Thursday, October 13, 2011 | Posted by: Ben Langford
Categories: Governance, Non-executive director | Tags: Board, boardroom, FTSE 350, women, women in business, gender, diversity, female, review, quotas, directors, representation, Lord Davies, Ben Langford, Davies report
Fresh changes to the UK Corporate Governance Code by the Financial Reporting Council (FRC) this week seek to “strengthen the principle of boardroom diversity” – and companies are being urged to respond rapidly.
The UK government’s response to the high-profile topic of board diversity was the Davies report, released in February 2011, giving UK plc one last chance to voluntarily improve the level of women on boards, with the implicit threat of legislative intervention if progress was not made.

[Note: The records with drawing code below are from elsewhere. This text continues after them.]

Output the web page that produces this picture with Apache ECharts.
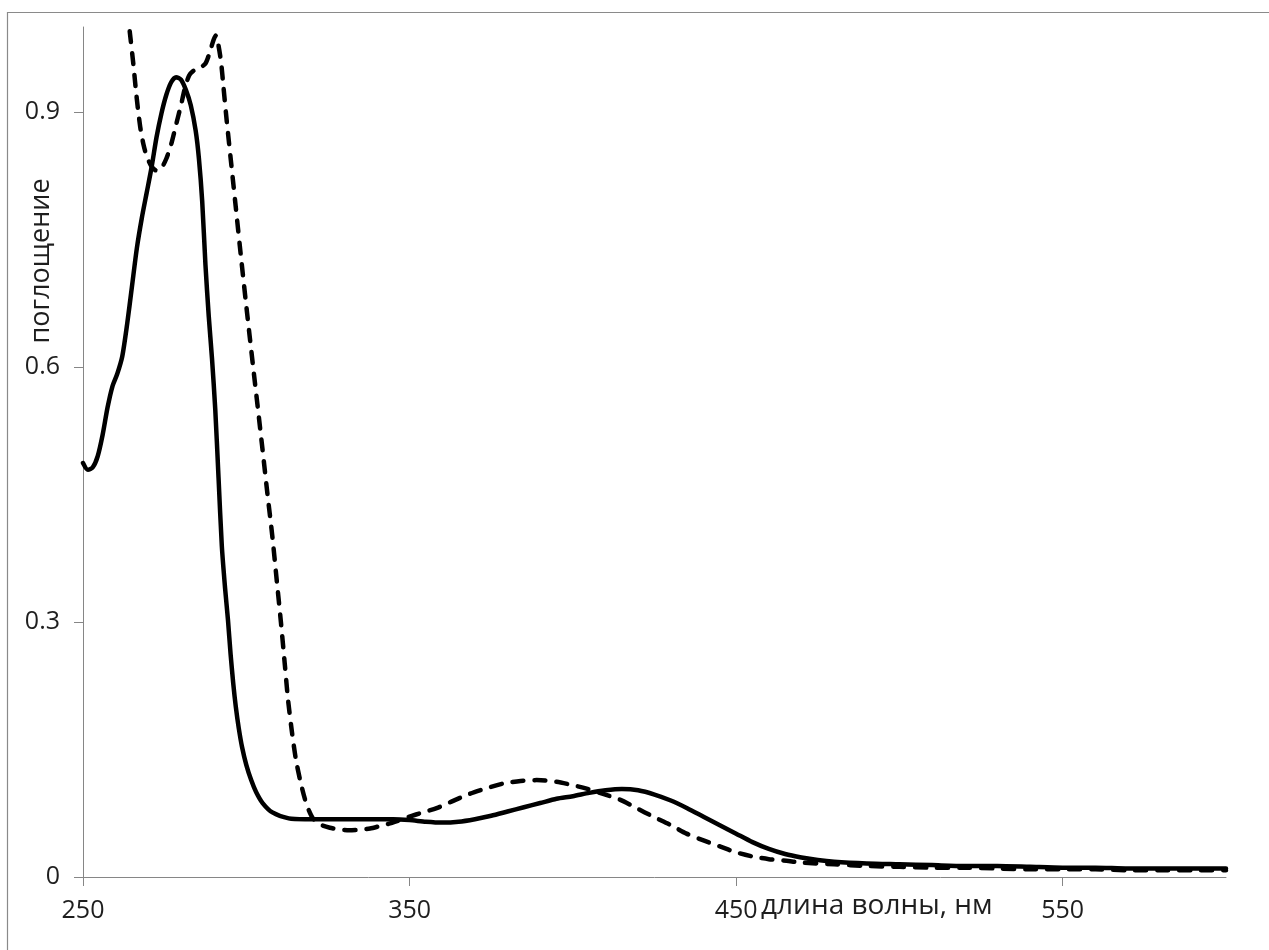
<!DOCTYPE html>
<html>
<head>
<meta charset="utf-8">
<script src="https://cdn.jsdelivr.net/npm/echarts@6/dist/echarts.min.js"></script>
<style>
  html, body { margin: 0; padding: 0; background: #fff; }
  #chart { width: 1269px; height: 950px; }
</style>
</head>
<body>
<div id="chart"></div>
<script>
// ---- data ----
const xTickValues = [250, 350, 450, 550];
const yTickValues = [0, 0.3, 0.6, 0.9];
const xAxisTitle = 'длина волны, нм';
const yAxisTitle = 'поглощение';

// solid curve: wavelength (nm), absorbance
const solidWavelength = [250, 251.5, 253, 254.5, 256, 257.5, 259, 260.5, 262, 263.5, 265, 266.5, 268, 269.5, 271, 272.5, 274, 275.5, 277, 278.5, 280, 281.5, 283, 284.5, 285.5, 286.5, 287.5, 288.5, 289.5, 290.5, 291.5, 292.5, 293.5, 294.4, 295.2, 296, 296.8, 297.7, 298.7, 300, 301.5, 303, 305, 308, 313, 318, 325, 335, 345, 350, 355, 360, 365, 370, 375, 380, 385, 390, 395, 400, 405, 410, 415, 420, 425, 430, 435, 440, 445, 450, 455, 460, 465, 470, 475, 480, 490, 500, 510, 520, 530, 540, 550, 560, 570, 580, 590, 600];
const solidAbsorbance = [0.487, 0.479, 0.482, 0.495, 0.52, 0.552, 0.577, 0.592, 0.612, 0.65, 0.695, 0.74, 0.775, 0.805, 0.835, 0.87, 0.898, 0.92, 0.935, 0.941, 0.938, 0.926, 0.908, 0.878, 0.845, 0.795, 0.72, 0.66, 0.61, 0.55, 0.47, 0.39, 0.34, 0.302, 0.262, 0.228, 0.2, 0.175, 0.153, 0.132, 0.114, 0.1, 0.087, 0.076, 0.069, 0.068, 0.068, 0.068, 0.068, 0.067, 0.065, 0.064, 0.065, 0.068, 0.072, 0.077, 0.082, 0.087, 0.092, 0.095, 0.099, 0.102, 0.1035, 0.102, 0.097, 0.09, 0.081, 0.071, 0.061, 0.051, 0.041, 0.033, 0.027, 0.023, 0.02, 0.018, 0.016, 0.015, 0.014, 0.013, 0.013, 0.012, 0.011, 0.011, 0.010, 0.010, 0.010, 0.010];

// dashed curve: wavelength (nm), absorbance
const dashedWavelength = [264.3, 265.4, 266.4, 267.5, 268.5, 269.5, 271, 272.5, 274, 275.5, 277, 278.5, 280, 281.2, 282.5, 284, 285.8, 287.5, 288.8, 290, 290.7, 291.5, 292.3, 293, 294, 295.5, 297, 298.5, 300.2, 302.1, 303.5, 305, 306.5, 308, 309.3, 310.6, 311.8, 312.8, 314, 315.2, 316.6, 318, 319.2, 320.4, 322.5, 325.6, 328.5, 331.5, 334.5, 337.9, 341, 344, 347, 350, 354, 358.3, 363, 368.5, 374, 378.7, 384, 388.9, 395, 400, 404.2, 409, 414.4, 419.5, 424.6, 430, 434.8, 440, 445, 450, 455.2, 460, 465.4, 470, 480, 490, 500, 510, 520, 530, 540, 550, 560, 570, 580, 590, 600];
const dashedAbsorbance = [0.995, 0.957, 0.918, 0.883, 0.862, 0.848, 0.836, 0.831, 0.834, 0.845, 0.862, 0.885, 0.908, 0.928, 0.943, 0.949, 0.952, 0.957, 0.97, 0.985, 0.99, 0.978, 0.958, 0.93, 0.89, 0.835, 0.78, 0.725, 0.665, 0.6, 0.553, 0.502, 0.45, 0.4, 0.35, 0.3, 0.25, 0.208, 0.17, 0.138, 0.112, 0.091, 0.078, 0.069, 0.062, 0.058, 0.056, 0.055, 0.0555, 0.057, 0.06, 0.063, 0.067, 0.071, 0.076, 0.081, 0.089, 0.098, 0.105, 0.110, 0.113, 0.114, 0.112, 0.108, 0.104, 0.098, 0.091, 0.081, 0.071, 0.061, 0.051, 0.043, 0.036, 0.029, 0.024, 0.021, 0.019, 0.017, 0.015, 0.013, 0.012, 0.011, 0.011, 0.010, 0.009, 0.009, 0.009, 0.008, 0.008, 0.008, 0.008];

// ---- build ----
const solidData = solidWavelength.map((x, i) => [x, solidAbsorbance[i]]);
const dashedData = dashedWavelength.map((x, i) => [x, dashedAbsorbance[i]]);

const axisColor = '#868686';
const textColor = '#1e1e1e';
const fontFamily = '"Open Sans", "DejaVu Sans", sans-serif';

const chart = echarts.init(document.getElementById('chart'), null, { renderer: 'canvas' });
chart.setOption({
  animation: false,
  backgroundColor: '#ffffff',
  grid: { left: 83, right: 43, top: 27, bottom: 73, containLabel: false },
  xAxis: {
    type: 'value',
    min: 250,
    max: 600,
    interval: 100,
    axisLine: { show: true, lineStyle: { color: axisColor, width: 1 } },
    axisTick: { show: true, length: 9, lineStyle: { color: axisColor }, customValues: xTickValues },
    axisLabel: { color: textColor, fontSize: 25, fontFamily: fontFamily, margin: 21, customValues: xTickValues },
    splitLine: { show: false }
  },
  yAxis: {
    type: 'value',
    min: 0,
    max: 1,
    interval: 0.3,
    axisLine: { show: true, lineStyle: { color: axisColor, width: 1 } },
    axisTick: { show: true, length: 9, lineStyle: { color: axisColor }, customValues: yTickValues },
    axisLabel: { color: textColor, fontSize: 25, fontFamily: fontFamily, margin: 23, customValues: yTickValues,
      formatter: v => (v === 0 ? '0' : String(Math.round(v * 10) / 10)) },
    splitLine: { show: false }
  },
  graphic: [
    {
      type: 'rect', silent: true, z: -1,
      shape: { x: 7.5, y: 12.5, width: 1400, height: 1100 },
      style: { fill: 'none', stroke: '#8a8a8a', lineWidth: 1.2 }
    },
    {
      type: 'text', silent: true,
      x: 761, y: 906,
      style: { text: xAxisTitle, fill: textColor, fontSize: 28, fontFamily: fontFamily, textAlign: 'left', textVerticalAlign: 'middle' }
    },
    {
      type: 'text', silent: true,
      x: 41, y: 261, rotation: Math.PI / 2,
      style: { text: yAxisTitle, fill: textColor, fontSize: 27, fontFamily: fontFamily, textAlign: 'center', textVerticalAlign: 'middle' }
    }
  ],
  series: [
    {
      name: 'solid', type: 'line', data: solidData, showSymbol: false, smooth: 0.25,
      lineStyle: { color: '#000', width: 4.5, type: 'solid', cap: 'round', join: 'round' },
      z: 3
    },
    {
      name: 'dashed', type: 'line', data: dashedData, showSymbol: false, smooth: 0.25,
      lineStyle: { color: '#000', width: 4.5, type: [11, 11], cap: 'round', join: 'round' },
      z: 4
    }
  ]
});
</script>
</body>
</html>
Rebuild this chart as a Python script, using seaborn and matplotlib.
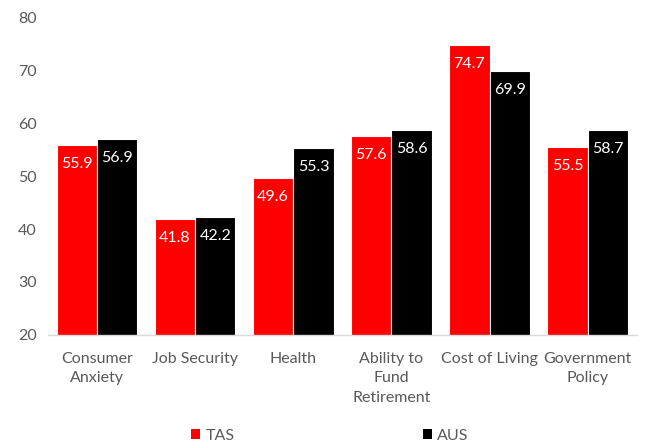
import matplotlib
matplotlib.use("Agg")
import matplotlib.pyplot as plt
import seaborn as sns
import pandas as pd
from matplotlib.patches import Patch

categories = ["Consumer\nAnxiety", "Job Security", "Health",
              "Ability to\nFund\nRetirement", "Cost of Living", "Government\nPolicy"]
tas_values = [55.9, 41.8, 49.6, 57.6, 74.7, 55.5]
aus_values = [56.9, 42.2, 55.3, 58.6, 69.9, 58.7]
series_names = ["TAS", "AUS"]
y_ticks = [20, 30, 40, 50, 60, 70, 80]

df = pd.DataFrame({
    "category": categories * 2,
    "value": tas_values + aus_values,
    "region": [series_names[0]] * len(categories) + [series_names[1]] * len(categories),
})

sns.set_theme(style="white")
plt.rcParams["font.family"] = ["Lato", "DejaVu Sans"]

fig = plt.figure(figsize=(6.49, 4.44), dpi=100)
ax = fig.add_axes([0.074, 0.2455, 0.907, 0.7162])

palette = {"TAS": "#ff0000", "AUS": "#000000"}
sns.barplot(data=df, x="category", y="value", hue="region", palette=palette,
            width=0.82, ax=ax, legend=False, saturation=1,
            edgecolor="white", linewidth=0.8)

ax.set_ylim(20, 80)
ax.set_yticks(y_ticks)
ax.set_xlabel("")
ax.set_ylabel("")
for s in ["top", "right", "left"]:
    ax.spines[s].set_visible(False)
ax.spines["bottom"].set_color("#d9d9d9")
ax.spines["bottom"].set_linewidth(1)
ax.tick_params(axis="y", length=0, labelsize=11.5, colors="#595959", pad=8)
ax.tick_params(axis="x", length=0, labelsize=11.5, colors="#595959", pad=12)
for lbl in ax.get_xticklabels():
    lbl.set_linespacing(1.52)

for container in ax.containers:
    for bar in container:
        h = bar.get_height()
        ax.annotate(f"{h:.1f}", (bar.get_x() + bar.get_width() / 2, h),
                    xytext=(0, -19), textcoords="offset pixels",
                    ha="center", va="center", color="white", fontsize=11.5)

handles = [Patch(facecolor=palette[n], edgecolor="none", label=n) for n in series_names]
leg = fig.legend(handles=handles, loc="center", bbox_to_anchor=(0.508, 0.018),
                 ncol=2, frameon=False, fontsize=11.5, handlelength=0.6, handleheight=0.6,
                 handletextpad=0.3, columnspacing=11.8, labelcolor="#595959")

fig.savefig("out.png", dpi=100)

FTSE 350 companies were required to set and disclose targets for 2015 (with a minimum target of 25% for the FTSE 100), reporting on steps taken and planned to achieve this, as well as on progress.
The 2011 Grant Thornton Corporate Governance review showed that gender diversity disclosures were poor with 72% of FTSE 350 companies (FTSE 100: 54%, Mid 250: 81%) failing to mention this topic at all in their annual report.
Of the remainder, just 19 companies (FTSE 100: 13, Mid 250: 6) provided the level of detail as envisaged by Lord Davies.
While these reports were largely drafted when the Davies report was released, this was already a high-profile topic and the disappointing results suggest that gender diversity is low down the boardroom agenda – especially in the smaller mid 250 companies where more than half of boards lack a single female member.
The FRC has this week [11 October 2011] agreed to amend the UK Corporate Governance Code in an attempt to give extra weight and substance to gender diversity disclosures.
In particular, the nomination committee is tasked with describing the board’s policy on diversity, measurable targets and progress on achieving these objectives. Diversity also becomes an explicit element of board evaluations. These amendments do not come into force until 1 October 2012, although early adoption as always is encouraged.
In Europe, a number of countries have already introduced mandatory quotas. The EU Justice Commissioner issued a voluntary request this summer for large European companies to sign a Women on the Board Pledge for Europe, committing themselves to achieve female board representation of 30% by 2015 and 40% by 2020.
There will be a progress review in March 2012, after which regulatory measures may be considered. Given the apparent low take-up it seems likely that there will be further European action on this issue.
This makes it doubly important for UK companies to be able demonstrate progress in improving the level of women on boards to avoid the mandatory quotas in force elsewhere.